Part of that challenge involves extra steps for composers. For example, Olson was asked to score a Mercedes-Benz commercial in the style of a particular popular country song.
"I ended up having to write chord charts and talk to a musicologist they hired," Olson said. "And after that, I had to change one chord so it wouldn't be too much like the song they wanted me to emulate."
4 Learn what details are important and pay attention to them. Over time, Olson has learned how to sell his music as much by what it's called as how it sounds. One example is an HBO series called "Cathouse," which is about a brothel; the show's producers are always looking for instrumental music that's "about sex," and Olson is happy to oblige.

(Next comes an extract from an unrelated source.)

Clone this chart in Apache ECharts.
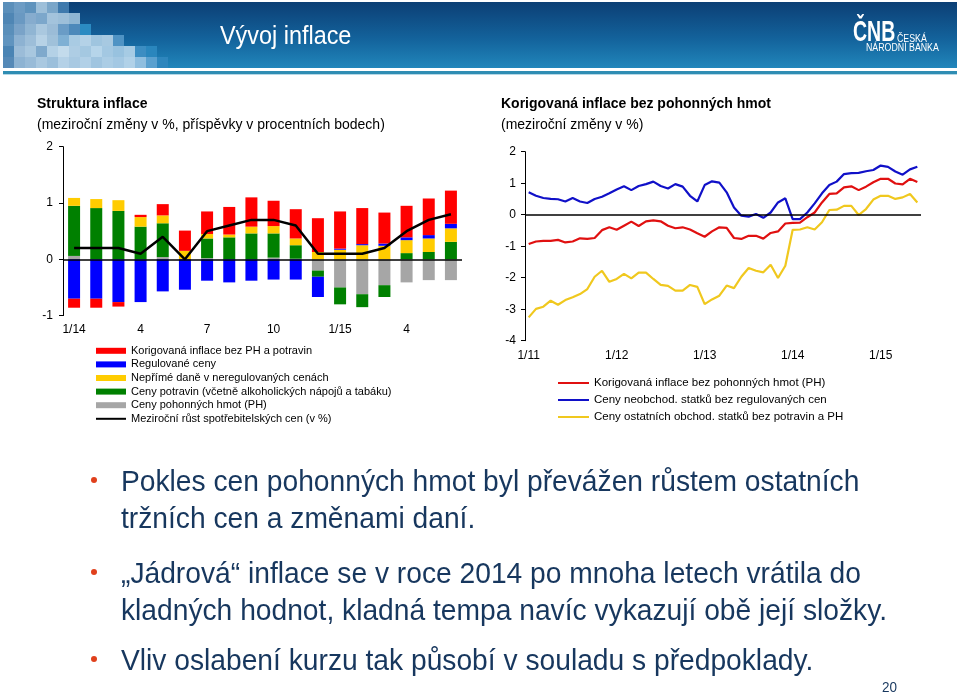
<!DOCTYPE html>
<html><head><meta charset="utf-8">
<script src="https://cdn.jsdelivr.net/npm/echarts@6/dist/echarts.min.js"></script>
<style>html,body{margin:0;padding:0;background:#fff}#c{width:960px;height:696px}</style>
</head><body><div id="c"></div>
<script>
// ---------- Left chart data (Struktura inflace) ----------
const leftCats = ["1/14","2","3","4","5","6","7","8","9","10","11","12","1/15","2","3","4","5","6"];
const korigovana = [-0.16,-0.16,-0.08,0.04,0.20,0.36,0.40,0.49,0.52,0.45,0.52,0.60,0.66,0.64,0.55,0.56,0.65,0.59];
const regulovane = [-0.70,-0.70,-0.76,-0.76,-0.57,-0.54,-0.38,-0.41,-0.38,-0.36,-0.36,-0.36,0.02,0.02,0.04,0.05,0.06,0.08];
const neprimeDane = [0.14,0.16,0.19,0.17,0.14,0.15,0.08,0.05,0.12,0.13,0.12,0.13,0.17,0.25,0.24,0.23,0.24,0.24];
const potraviny = [0.89,0.91,0.86,0.58,0.60,0.00,0.35,0.39,0.46,0.43,0.24,-0.11,-0.30,-0.23,-0.21,0.11,0.13,0.31];
const pohonne = [0.06,0.00,0.00,0.00,0.04,0.00,0.02,0.00,0.00,0.03,0.01,-0.20,-0.50,-0.62,-0.46,-0.41,-0.37,-0.37];
const cpi = [0.2,0.2,0.2,0.1,0.4,0.0,0.5,0.6,0.7,0.7,0.6,0.1,0.1,0.1,0.2,0.5,0.7,0.8];

// ---------- Right chart data (Korigovaná inflace bez PH) ----------
const rightCats = [
 "1/11","2/11","3/11","4/11","5/11","6/11","7/11","8/11","9/11","10/11","11/11","12/11",
 "1/12","2/12","3/12","4/12","5/12","6/12","7/12","8/12","9/12","10/12","11/12","12/12",
 "1/13","2/13","3/13","4/13","5/13","6/13","7/13","8/13","9/13","10/13","11/13","12/13",
 "1/14","2/14","3/14","4/14","5/14","6/14","7/14","8/14","9/14","10/14","11/14","12/14",
 "1/15","2/15","3/15","4/15","5/15","6/15"];
const korigBezPH = [-0.93,-0.85,-0.83,-0.83,-0.80,-0.88,-0.85,-0.75,-0.77,-0.74,-0.49,-0.40,
 -0.48,-0.35,-0.22,-0.36,-0.21,-0.18,-0.21,-0.35,-0.43,-0.40,-0.47,-0.59,
 -0.70,-0.53,-0.40,-0.42,-0.74,-0.77,-0.67,-0.67,-0.76,-0.58,-0.53,-0.28,
 -0.26,-0.25,-0.08,0.07,0.39,0.66,0.68,0.87,0.90,0.78,0.89,1.03,
 1.14,1.14,0.99,0.96,1.14,1.04];
const neobchod = [0.71,0.60,0.53,0.50,0.49,0.42,0.53,0.42,0.37,0.50,0.57,0.68,
 0.80,0.90,0.78,0.91,0.97,1.05,0.91,0.83,0.97,0.89,0.60,0.42,
 0.94,1.06,1.02,0.71,0.23,-0.03,-0.06,0.02,-0.10,0.07,0.39,0.52,
 -0.14,-0.14,0.07,0.36,0.68,0.94,1.05,1.29,1.32,1.33,1.38,1.42,
 1.56,1.52,1.37,1.27,1.44,1.52];
const ostatniObchod = [-3.26,-2.99,-2.92,-2.73,-2.86,-2.71,-2.62,-2.52,-2.36,-1.97,-1.78,-2.13,
 -2.04,-1.88,-2.02,-1.84,-1.84,-2.04,-2.23,-2.26,-2.41,-2.41,-2.23,-2.29,
 -2.84,-2.69,-2.57,-2.25,-2.33,-1.97,-1.69,-1.78,-1.83,-1.59,-2.01,-1.62,
 -0.48,-0.47,-0.40,-0.47,-0.24,0.15,0.16,0.28,0.28,-0.01,0.18,0.48,
 0.60,0.60,0.50,0.55,0.66,0.39];

const leftYTicks = [-1, 2, 1];    // min, max, interval
const rightYTicks = [-4, 2, 1];

const bullets = [
  ["Pokles cen pohonných hmot byl převážen růstem ostatních", "tržních cen a změnami daní."],
  ["„Jádrová“ inflace se v roce 2014 po mnoha letech vrátila do", "kladných hodnot, kladná tempa navíc vykazují obě její složky."],
  ["Vliv oslabení kurzu tak působí v souladu s předpoklady."]
];

const FONT = "'Liberation Sans', Arial, sans-serif";
const TXT = '#17375E';

// ---------- header decoration ----------
const sqRows = [
 ['#5b8fba','#6d9cc4','#5f93bd','#9dbfd9','#7aa6c9','#3f7aad'],
 ['#4f86b4','#6a99c2','#86acce','#7ca7cb','#a3c3dc','#9dbfd9','#8fb6d3'],
 ['#5a8fba','#7aa3c8','#90b5d3','#aac8df','#9bbcd7','#6a9cc6','#4d89ba','#2b8bc2'],
 ['#6094bf','#8db2d2','#9dbed9','#b7d2e6','#a0c1da','#7fb0d4','#a9cbe3','#b4d2e7','#9fc5df','#a7c9e1','#4f93c4'],
 ['#4a84b4','#9bbcd8','#a8c7df','#7fa9cc','#b4d1e6','#c3dbec','#aecde4','#a4c8e1','#b6d5ea','#a3c8e2','#98c2df','#a6cbe4','#3c8dc2','#2a86bd'],
 ['#5589b7','#8db3d3','#98bbd8','#a9c8e0','#9bbfdb','#b4d1e7','#a8c9e2','#b1d0e7','#a0c5e0','#abcde5','#a3c8e3','#b0d1e8','#8fbedf','#5aa0cf','#2e86bd']
];
const graphics = [];
graphics.push({type:'rect', shape:{x:3,y:2,width:954,height:66}, style:{fill:new echarts.graphic.LinearGradient(0,0,0,1,[{offset:0,color:'#0c3f75'},{offset:0.55,color:'#13629b'},{offset:1,color:'#2186bb'}])}, silent:true});
sqRows.forEach((row, r) => row.forEach((c, k) => {
  graphics.push({type:'rect', shape:{x:3+k*11, y:2+r*11, width:11, height:11}, style:{fill:c}, silent:true});
}));
graphics.push({type:'rect', shape:{x:3,y:71,width:954,height:3}, style:{fill:'#2f8db3'}, silent:true});
graphics.push({type:'rect', shape:{x:3,y:74,width:954,height:1}, style:{fill:'#b5d8e6'}, silent:true});
graphics.push({type:'text', x:220, y:37, scaleX:0.9, style:{text:'Vývoj inflace', fill:'#fff', font:"26px "+FONT, textVerticalAlign:'middle'}, silent:true});
graphics.push({type:'text', x:853, y:33, scaleX:0.65, style:{text:'ČNB', fill:'#fff', font:"bold 30px "+FONT, textVerticalAlign:'middle'}, silent:true});
graphics.push({type:'text', x:897, y:39, scaleX:0.88, style:{text:'ČESKÁ', fill:'#fff', font:"10px "+FONT, textVerticalAlign:'middle'}, silent:true});
graphics.push({type:'text', x:866, y:48, scaleX:0.88, style:{text:'NÁRODNÍ BANKA', fill:'#fff', font:"10px "+FONT, textVerticalAlign:'middle'}, silent:true});

// chart titles
graphics.push({type:'text', x:37, y:104, style:{text:'Struktura inflace', fill:'#000', font:"bold 14px "+FONT, textVerticalAlign:'middle'}, silent:true});
graphics.push({type:'text', x:37, y:125, style:{text:'(meziroční změny v %, příspěvky v procentních bodech)', fill:'#000', font:"14px "+FONT, textVerticalAlign:'middle'}, silent:true});
graphics.push({type:'text', x:501, y:104, style:{text:'Korigovaná inflace bez pohonných hmot', fill:'#000', font:"bold 14px "+FONT, textVerticalAlign:'middle'}, silent:true});
graphics.push({type:'text', x:501, y:125, style:{text:'(meziroční změny v %)', fill:'#000', font:"14px "+FONT, textVerticalAlign:'middle'}, silent:true});

// bullets
const lineYs = [[483,520],[575,612],[662]];
bullets.forEach((b, i) => {
  graphics.push({type:'circle', shape:{cx:94, cy:lineYs[i][0]-3, r:3}, style:{fill:'#e0401c'}, silent:true});
  b.forEach((t, j) => {
    graphics.push({type:'text', x:121, y:lineYs[i][j], scaleX:0.94, style:{text:t, fill:TXT, font:"30px "+FONT, textVerticalAlign:'middle'}, silent:true});
  });
});
graphics.push({type:'text', x:882, y:688, scaleX:0.9, style:{text:'20', fill:TXT, font:"15px "+FONT, textVerticalAlign:'middle'}, silent:true});

const zeroLine = {silent:true, symbol:['none','none'], label:{show:false}, lineStyle:{color:'#000', width:1.5, type:'solid'}, data:[{yAxis:0}]};

const barCommon = {type:'bar', stack:'s', barWidth:12, xAxisIndex:0, yAxisIndex:0, animation:false};
const noSym = {opacity:0};

const option = {
  animation:false,
  textStyle:{fontFamily:FONT},
  graphic: graphics,
  grid:[
    {left:63, top:146.7, width:399, height:168.9},
    {left:525, top:151.7, width:396, height:189}
  ],
  xAxis:[
    {type:'category', gridIndex:0, data:leftCats, axisLine:{show:false}, axisTick:{show:false},
     axisLabel:{interval:2, color:'#000', fontSize:12, margin:8, fontFamily:FONT}},
    {type:'category', gridIndex:1, data:rightCats, axisLine:{show:false}, axisTick:{show:false},
     axisLabel:{interval:11, color:'#000', fontSize:12, margin:9, fontFamily:FONT}}
  ],
  yAxis:[
    {type:'value', gridIndex:0, min:leftYTicks[0], max:leftYTicks[1], interval:leftYTicks[2], splitLine:{show:false},
     axisLine:{show:true, lineStyle:{color:'#000', width:1}}, axisTick:{show:true, length:4, lineStyle:{color:'#000'}},
     axisLabel:{color:'#000', fontSize:12, margin:10, fontFamily:FONT}},
    {type:'value', gridIndex:1, min:rightYTicks[0], max:rightYTicks[1], interval:rightYTicks[2], splitLine:{show:false},
     axisLine:{show:true, lineStyle:{color:'#000', width:1}}, axisTick:{show:true, length:4, lineStyle:{color:'#000'}},
     axisLabel:{color:'#000', fontSize:12, margin:9, fontFamily:FONT}}
  ],
  legend:[
    {orient:'vertical', left:95, top:344, itemWidth:30, itemHeight:6, itemGap:0, padding:0,
     textStyle:{fontSize:11, lineHeight:13.6, color:'#000', fontFamily:FONT},
     data:[
       {name:'Korigovaná inflace bez PH a potravin', icon:'rect'},
       {name:'Regulované ceny', icon:'rect'},
       {name:'Nepřímé daně v neregulovaných cenách', icon:'rect'},
       {name:'Ceny potravin (včetně alkoholických nápojů a tabáku)', icon:'rect'},
       {name:'Ceny pohonných hmot (PH)', icon:'rect'},
       {name:'Meziroční růst spotřebitelských cen (v %)', itemStyle:noSym}
     ]},
    {orient:'vertical', left:557, top:374.5, itemWidth:31, itemHeight:10, itemGap:0, padding:0,
     textStyle:{fontSize:11.5, lineHeight:17, color:'#000', fontFamily:FONT},
     data:[
       {name:'Korigovaná inflace bez pohonných hmot (PH)', itemStyle:noSym},
       {name:'Ceny neobchod. statků bez regulovaných cen', itemStyle:noSym},
       {name:'Ceny ostatních obchod. statků bez potravin a PH', itemStyle:noSym}
     ]}
  ],
  series:[
    Object.assign({name:'Ceny pohonných hmot (PH)', data:pohonne, itemStyle:{color:'#a6a6a6'}}, barCommon),
    Object.assign({name:'Ceny potravin (včetně alkoholických nápojů a tabáku)', data:potraviny, itemStyle:{color:'#008000'}}, barCommon),
    Object.assign({name:'Nepřímé daně v neregulovaných cenách', data:neprimeDane, itemStyle:{color:'#ffcc00'}}, barCommon),
    Object.assign({name:'Regulované ceny', data:regulovane, itemStyle:{color:'#0000ff'}}, barCommon),
    Object.assign({name:'Korigovaná inflace bez PH a potravin', data:korigovana, itemStyle:{color:'#ff0000'}}, barCommon),
    {name:'Meziroční růst spotřebitelských cen (v %)', type:'line', xAxisIndex:0, yAxisIndex:0, data:cpi,
     symbol:'none', lineStyle:{color:'#000', width:2.5}, itemStyle:{color:'#000'}, z:5, markLine:zeroLine},
    {name:'Ceny ostatních obchod. statků bez potravin a PH', type:'line', xAxisIndex:1, yAxisIndex:1, data:ostatniObchod,
     symbol:'none', lineStyle:{color:'#f0c81e', width:2.2}, itemStyle:{color:'#f0c81e'}, markLine:zeroLine},
    {name:'Korigovaná inflace bez pohonných hmot (PH)', type:'line', xAxisIndex:1, yAxisIndex:1, data:korigBezPH,
     symbol:'none', lineStyle:{color:'#e01010', width:2.2}, itemStyle:{color:'#e01010'}},
    {name:'Ceny neobchod. statků bez regulovaných cen', type:'line', xAxisIndex:1, yAxisIndex:1, data:neobchod,
     symbol:'none', lineStyle:{color:'#1010c8', width:2.2}, itemStyle:{color:'#1010c8'}}
  ]
};
const chart = echarts.init(document.getElementById('c'), null, {renderer:'canvas'});
chart.setOption(option);
</script></body></html>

"You can call an instrumental 'Three Pretty Birds Singing in the Park' and get nothing," Olson said. "Or 'I Wanna Have Sex With You,' and suddenly they're interested. Music supervisors get thousands of songs, and they'll ask you to send it with keywords about themes so they can search their database that way. It helps to have the right title."
5 Remember: The ones you don't get might be for the best. You won't get everything you try out for, and it helps to be philosophical about it. For example, Brad and Phil Cook of the band Megafaun very nearly wound up as the advertising face of Geico car insurance.
Geico asked the Cook brothers to audition and cut a series of spots with upbeat bluegrass tunes and the same jokes you see in the "Happier than ..." ads on TV now: "How happy are the folks who save hundreds of dollars switching to Geico? Happier than Dracula volunteering at a blood drive." They didn't get the gig, but the two players who did actually look like the Cook brothers.
"I guess we didn't quite have the delivery they were looking for," Cook said with a laugh. "But maybe we inspired them to find dudes who could do the same thing, only better. Yeah, the money for that would have been nice. But in hindsight, at least we don't have to deal with being known for the next two years as the dudes from those obnoxious commercials everybody is sick of."
6 If lightning strikes, be ready. Megafaun had quite a run last year with "Hope You Know," a song from the local trio's eponymous 2011 album. The group has had enough success with placements to be signed to a licensing firm, which got that song into a few TV shows. The day after "Hope You Know" appeared in the season premiere of the NBC series "The Firm," the band heard from an ad agency that wanted to use it in a Toyota ad -- during the Super Bowl, no less. It aired not long before Madonna's big halftime show.
It was around the same time that Dave Burris, a Triangle native best known for his stint as co-executive producer of the CBS show "Survivor," got in touch with Megafaun. He'd heard the band's 2009 album "Gather, Form and Fly" and decided the music would be the perfect score for his upcoming film "The World Made Straight." After a year and a half of back and forth, the band recorded the soundtrack in a marathon couple of days last month.
"We got a copy of the movie with some placeholder music, and it was 57 musical cues," said Megafaun's Brad Cook. "We just went for it, did all of them. Three of our songs are in there -- 'Longest Day,' 'Kauffman's Theme' and 'Bella Marie' -- plus 54 cues between 30 seconds and 2 1/2 minutes. All instrumental, no singing. We kind of came up with a few themes to cycle in and out, also an end-credits song, another for the penultimate tragic scene. It was a really awesome experience."